- Born: 25 December 1937 Jefferson, Ohio, U.S.
- Died: September 3, 2001 (aged 63) Pittsfield, Massachusetts, U.S.
- Education: Occidental College (B.A. Philosophy), Union Theological Seminary (M.Div, 1962)
- Occupation: Minister · Labor organizer · Community leader
- Years active: 1962–2001
- Employer(s): California Migrant Ministry; United Farm Workers; Industrial Areas Foundation
- Known for: UFW boycott strategy; grassroots organizing in farmworker, housing & community campaigns
- Spouse: Miriam Rabban
- Children: 4

= Jim Drake (labor organizer) =

American labor and community organizer (1937–2001)

James Lynn Drake (December 25, 1937 – September 3, 2001) was an American minister, labor organizer, and community leader. Drake worked with César Chávez in the early United Farm Workers movement and later organized campaigns involving labor, housing, and education.

==Early life and education==
Jim Drake was born on December 25, 1937, in Jefferson, Ohio. He spent much of his early childhood in Oklahoma before his family moved to Thermal, California, a small farmworker town in the Coachella Valley. His father taught migrant children, and his mother managed the school cafeteria. Drake studied philosophy at Occidental College and later graduated from Union Theological Seminary in 1962. Drake was ordained in the United Church of Christ and initially planned to serve as a National Park Service pastor.

==Career==
In 1962, Drake joined the California Migrant Ministry, an ecumenical organization representing various Christian denominations. That same year, he was assigned to observe and assist César Chávez in organizing agricultural laborers. Drake was initially assigned to work with Chávez for three months but remained with the organization for 16 years. He later became one of Chávez's senior aides.

Drake served as Chávez's administrative assistant, directed the union's first cooperative, and helped conceive and lead the UFW's early boycotts. In 1965, during the Delano grape strike, Drake helped organize the national boycott of Schenley Industries. He later led the national table-grape boycott. In 1970, growers signed union contracts with the UFW. Drake oversaw organizing campaigns in California, Texas, Arizona, and New York, all while remaining on the payroll of the California Migrant Ministry.

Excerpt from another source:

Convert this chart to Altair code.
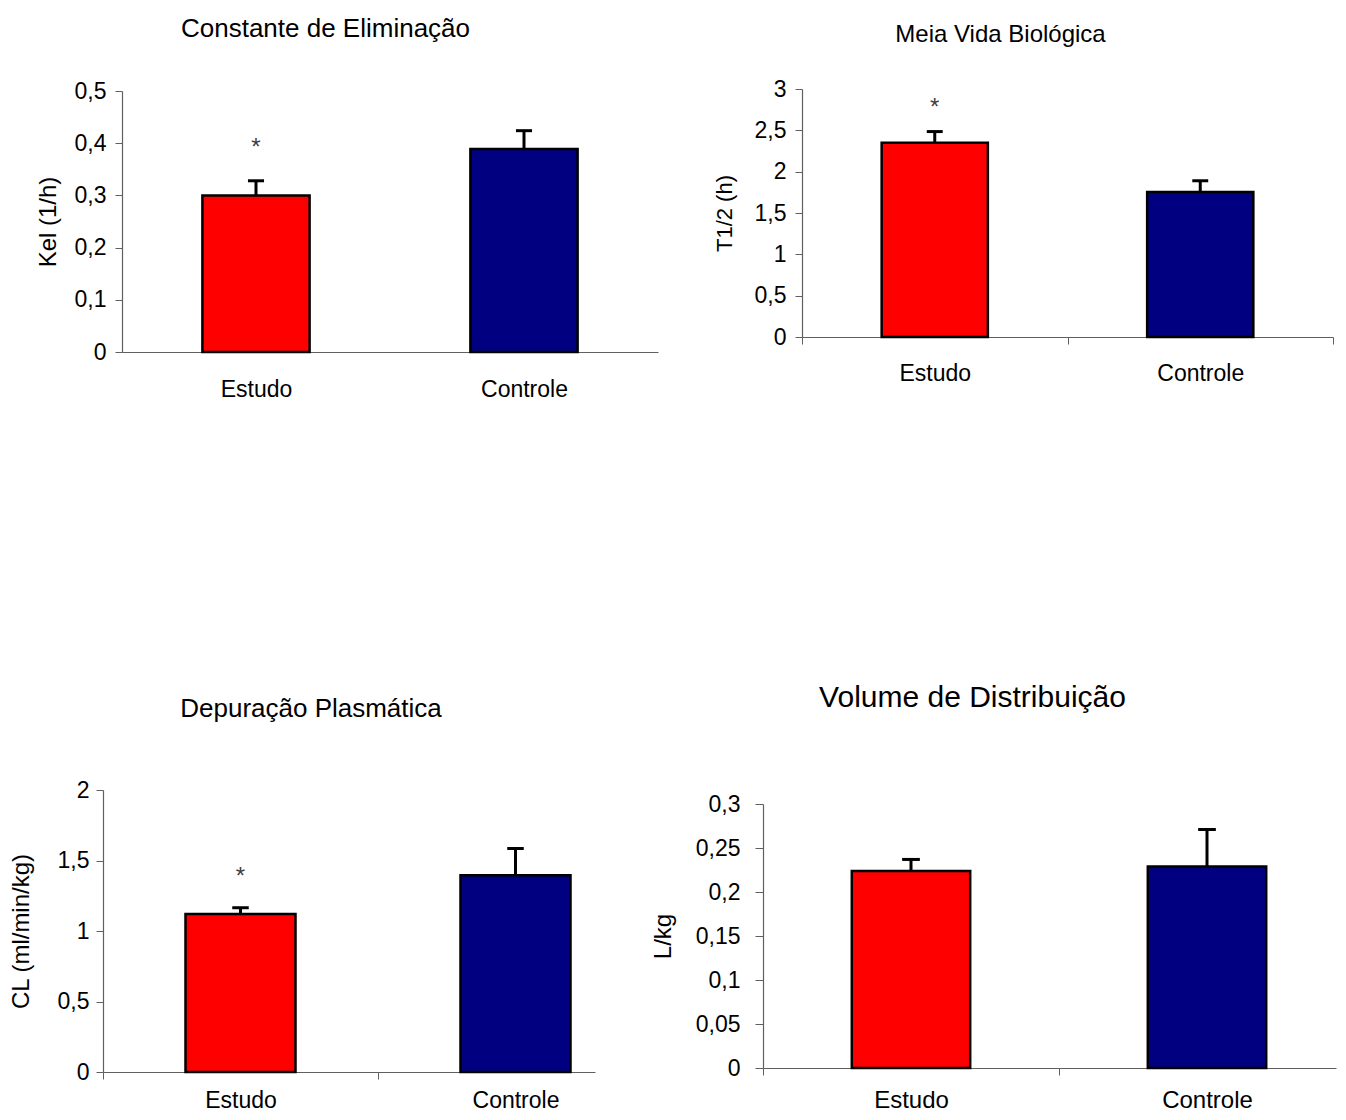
import altair as alt
import pandas as pd

FONT = "Liberation Sans"
GROUPS = ["Estudo", "Controle"]
COLORS = ["#FF0000", "#000080"]

# Panel data (mean, error above the mean, asterisk height)
KEL = [0.300, 0.389]
KEL_ERR = [0.028, 0.035]
KEL_STAR = [0.39, None]

T12 = [2.35, 1.755]
T12_ERR = [0.135, 0.135]
T12_STAR = [2.77, None]

CL = [1.12, 1.395]
CL_ERR = [0.045, 0.19]
CL_STAR = [1.385, None]

VD = [0.224, 0.229]
VD_ERR = [0.013, 0.042]
VD_STAR = [None, None]


def panel(values, errs, stars, title, title_size, title_offset, title_dx,
          ytitle, ytitle_size, ymax, ystep, width, height, xmax, show_xticks,
          y_tick, y_pad, y_title_pad, y_label_size, x_pad, x_label_size,
          xrange=None, yrange=None, yoffset=0):
    df = pd.DataFrame({
        "grupo": GROUPS,
        "idx": [0, 1],
        "valor": values,
        "erro": errs,
        "star": stars,
        "cor": COLORS,
    })
    n_ticks = int(round(ymax / ystep))
    yvals = [round(i * ystep, 4) for i in range(n_ticks + 1)]
    xvals = [v for v in [0, 0.5, 1, 1.5, 2] if v <= xmax + 1e-9]
    label_expr = (f"datum.value == 0.5 ? '{GROUPS[0]}' : "
                  f"datum.value == 1.5 ? '{GROUPS[1]}' : ''")
    if show_xticks:
        tick_op = {"condition": {"test": "datum.value % 1 == 0", "value": 1}, "value": 0}
    else:
        tick_op = 0

    xs = dict(domain=[0, xmax], nice=False, zero=False)
    if xrange is not None:
        xs["range"] = xrange
    xscale = alt.Scale(**xs)
    xaxis = alt.Axis(values=xvals, labelExpr=label_expr, title=None, grid=False,
                     tickOpacity=tick_op, tickSize=7, tickColor="#606060",
                     domainColor="#606060", domainWidth=1.2, labelFlush=False,
                     labelOverlap=False, labelPadding=x_pad, labelFont=FONT,
                     labelFontSize=x_label_size, labelColor="black")
    ys = dict(domain=[0, ymax], nice=False)
    if yrange is not None:
        ys["range"] = yrange
    yscale = alt.Scale(**ys)
    yaxis = alt.Axis(values=yvals, format=".2~f", labelExpr="replace(datum.label, '.', ',')",
                     title=ytitle, grid=False, tickSize=y_tick, tickColor="#606060",
                     domainColor="#606060", domainWidth=1.2, labelPadding=y_pad,
                     labelFont=FONT, labelFontSize=y_label_size, labelColor="black",
                     titleFont=FONT, titleFontSize=ytitle_size, titleFontWeight="normal",
                     titleColor="black", titlePadding=y_title_pad, labelOverlap=False,
                     offset=yoffset)

    base = alt.Chart(df).transform_calculate(
        pos="datum.idx + 0.5",
        x0="datum.idx + 0.3",
        x1="datum.idx + 0.7",
        c0="datum.idx + 0.47",
        c1="datum.idx + 0.53",
        top="datum.valor + datum.erro",
    )

    bars = base.mark_bar(stroke="black", strokeWidth=2.5).encode(
        x=alt.X("x0:Q", scale=xscale, axis=xaxis),
        x2="x1:Q",
        y=alt.Y("valor:Q", scale=yscale, axis=yaxis),
        y2=alt.datum(0),
        color=alt.Color("cor:N", scale=None, legend=None),
    )
    err = base.mark_rule(color="black", strokeWidth=3).encode(
        x=alt.X("pos:Q", scale=xscale, axis=xaxis),
        y=alt.Y("valor:Q", scale=yscale, axis=yaxis),
        y2="top:Q",
    )
    cap = base.mark_rule(color="black", strokeWidth=3).encode(
        x=alt.X("c0:Q", scale=xscale, axis=xaxis),
        x2="c1:Q",
        y=alt.Y("top:Q", scale=yscale, axis=yaxis),
    )
    layers = [bars, err, cap]
    if any(s is not None for s in stars):
        star = base.transform_filter("isValid(datum.star)").mark_text(
            text="*", font=FONT, fontSize=24, color="#404040", baseline="middle"
        ).encode(
            x=alt.X("pos:Q", scale=xscale, axis=xaxis),
            y=alt.Y("star:Q", scale=yscale, axis=yaxis),
        )
        layers.append(star)

    return alt.layer(*layers).properties(
        width=width, height=height,
        title=alt.TitleParams(title, font=FONT, fontSize=title_size, fontWeight="normal",
                              color="black", offset=title_offset, dx=title_dx,
                              anchor="middle"),
    )


p1 = panel(KEL, KEL_ERR, KEL_STAR, "Constante de Eliminação", 26, 38, -55,
           "Kel (1/h)", 24, 0.5, 0.1, 555, 263, 2.0, False,
           7, 9, 14, 23, 19, 23,
           xrange=[19, 555], yrange=[263, 2], yoffset=-19)
p2 = panel(T12, T12_ERR, T12_STAR, "Meia Vida Biológica", 24, 31, -67,
           "T1/2 (h)", 22, 3.0, 0.5, 531, 248, 2.0, True,
           7, 9, 18, 23, 18, 23)
p3 = panel(CL, CL_ERR, CL_STAR, "Depuração Plasmática", 26, 57, -38,
           "CL (ml/min/kg)", 24, 2.0, 0.5, 492, 282, 492 / 275, True,
           7, 7, 24, 23, 10, 23)
p4 = panel(VD, VD_ERR, VD_STAR, "Volume de Distribuição", 30, 77, -77,
           "L/kg", 24, 0.3, 0.05, 573, 278, 573 / 296, True,
           8, 15, 20, 23, 13, 24,
           yrange=[278, 14])

row1 = alt.hconcat(p1, p2, spacing=53)
row2 = alt.hconcat(p3, p4, spacing=54)

chart = alt.vconcat(row1, row2, spacing=280).properties(
    padding={"left": 0, "top": 7, "right": 0, "bottom": 0},
    background="white",
).configure_view(stroke="transparent")

chart.save("out.html", embed_options={"renderer": "svg", "actions": False})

In a 1968 speech, Chavez said that "The priests of the California Migrant Ministry, Chris Hartmire and Jim Drake, have been with us from the beginning. They took losses in their church because of the Migrant Ministry and the suffering they accepted was for the migrants and for justice. It was from them that we learned the importance of the support of the church in our struggle."

Drake advocated nonviolence but was sometimes subjected to physical intimidation, including partial hearing loss caused by a Teamster blowing a bullhorn into his ear. He also stood down armed growers and once had his mustache nearly ripped out by border vigilantes.

In 1978, Drake left the UFW and moved to Mississippi, where he founded the Mississippi Pulpwood Cutters Association, the state's first interracial organization of woodcutters. The association won improvements in lumber measurement standards, formed a cooperative to reduce equipment costs, and created a credit union for member access to loans.

In 1983, he joined the Industrial Areas Foundation (IAF), a national network of faith-based and community organizing groups. His first assignment with the IAF was with the Valley Interfaith Organization in the Rio Grande Valley, where he helped secure water and sewer services for residents in unincorporated colonias.

In 1987, Drake organized South Bronx Churches, a coalition of over 40 congregations in New York City. South Bronx Churches participated in campaigns that led to the construction of more than 800 units of Nehemiah housing, improvements to local subway stations, and the founding of the Bronx Leadership Academy public high school.

In 1994, Drake co-founded the Greater Boston Interfaith Organization. The organization worked on housing, education, and immigrant rights. Under his leadership, the organization raised over $5 million in private funds to match public commitments.

==Personal life==
Drake was married five times. He died of lung cancer on September 3, 2001—Labor Day—at the age of 63, at Brookshire Medical Center in Pittsfield, Massachusetts. At the time of his death, he lived in Manhattan and Spencertown, New York. He was survived by his wife, Miriam Rabban, and four children.

==Legacy==
Drake's archival papers are held at the Walter P. Reuther Library at Wayne State University.